Dopo il rinvenimento delle bare da parte dei carabinieri del Noe di Trento, intervenuti con i colleghi di Borgo Valsugana e della polizia locale della Valsugana e Tesino, cominciano ad emergere i macabri dettagli dell’operato della cooperativa, che ha lasciato basiti gli inquirenti. A cominciare dal luogo dove venivano eseguitele traslazioni, la separazione da ciò che non è cremabile, la bara dalle spoglie, per mandare ai forni crematori: un costo con la bara di 800 euro, senza di 400. E qui ci sarebbe stato l’affare, secondo l’ipotesi di reato al vaglio della procura.
«Nessun traffico di salme, nessun vilipendio — replica l’avvocato Paolo Frizzi, legale di Beber — ogni feretro è entrato per la traslazione con i documenti autorizzati dal sindaco». Spiegando poi il rapporto tra i servizi di onoranze funebri e la cooperativa di servizi cimiteriali e funerari a capo di Beber. «Sono i familiari ad affidarsi a ditte specializzate per la cremazione, ma non tutti possono cremare il proprio caro per intero, così le pompe funebri si rivolgono a chi fa questi trasporti e traslazioni, dopo aver avuto le autorizzazioni necessarie».
Restano i dubbi sul luogo delle operazioni. Un capannone, di proprietà di un bresciano, con attività promiscue, in parte officina pneumatici, auto smontate e carriole, e le bare con i resti delle povere salme in mezzo. In un luogo, tra l’altro, non sacro. Come si trattasse di una normale attività di differenziazione e smaltimento rifiuti.
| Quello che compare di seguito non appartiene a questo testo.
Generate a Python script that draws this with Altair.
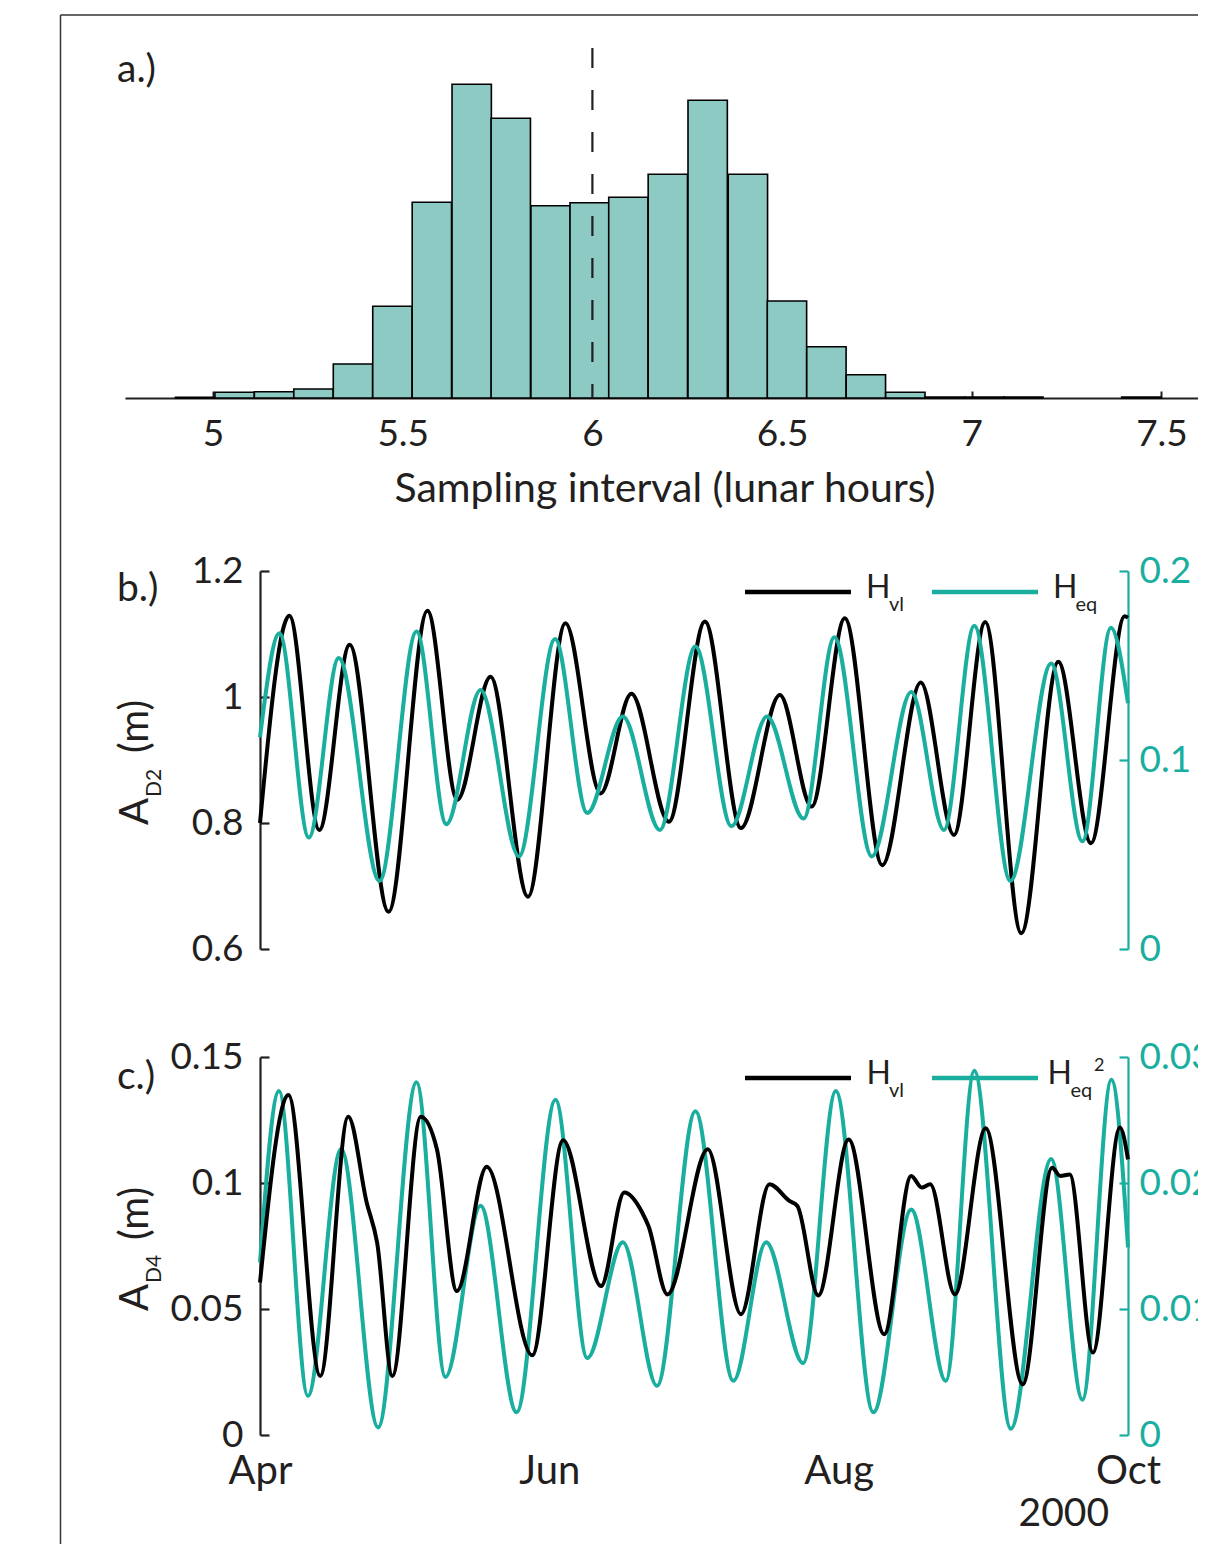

La scoperta dell’attività è stata fatta dalla polizia locale: dopo aver notato che all’interno del capannone apparentemente abbandonato si trovavano persone intente a lavorare e non avendo ricevuto spiegazioni esaustive su quanto facessero e sentendo emissioni di odori sgradevoli, hanno allertato i carabinieri del Noe e della compagnia di Borgo per gli accertamenti. I carabinieri hanno così rinvenuto delle salme umane e hanno allertato il personale dell’Ufficio di igiene e sanità pubblica provinciale, che ha accertato una condizione di generale degrado delle 24 bare accatastate contenenti le spoglie di defunti provenienti da differenti aree cimiteriali del Veneto, mentre altre tre casse in zinco si trovavano ancora aperte sul pavimento. Una scena raccapricciante.
I successivi accertamenti hanno permesso di stabilire che la cooperativa sociale, in possesso delle autorizzazioni per il trasporto dei defunti, anziché portare come previsto le salme dai cimiteri ai forni crematori del Nord, le depositava nel capannone di Scurelle dove provvedeva a separare le spoglie dei defunti dalla casse. Tale modalità di gestione permetteva, secondo l’accusa, di ottenere alla cooperativa un vantaggio economico dovuto dai minori costi di cremazione, stimato in circa 400 euro a salma. È al vaglio degli inquirenti la documentazione amministrativa–ambientale acquisita nel corso delle attività dalle quale, al primo esame, si ritiene che negli ultimi mesi siano transitate dal capannone di Scurelle molte salme. Le indagini sono solo all’inizio.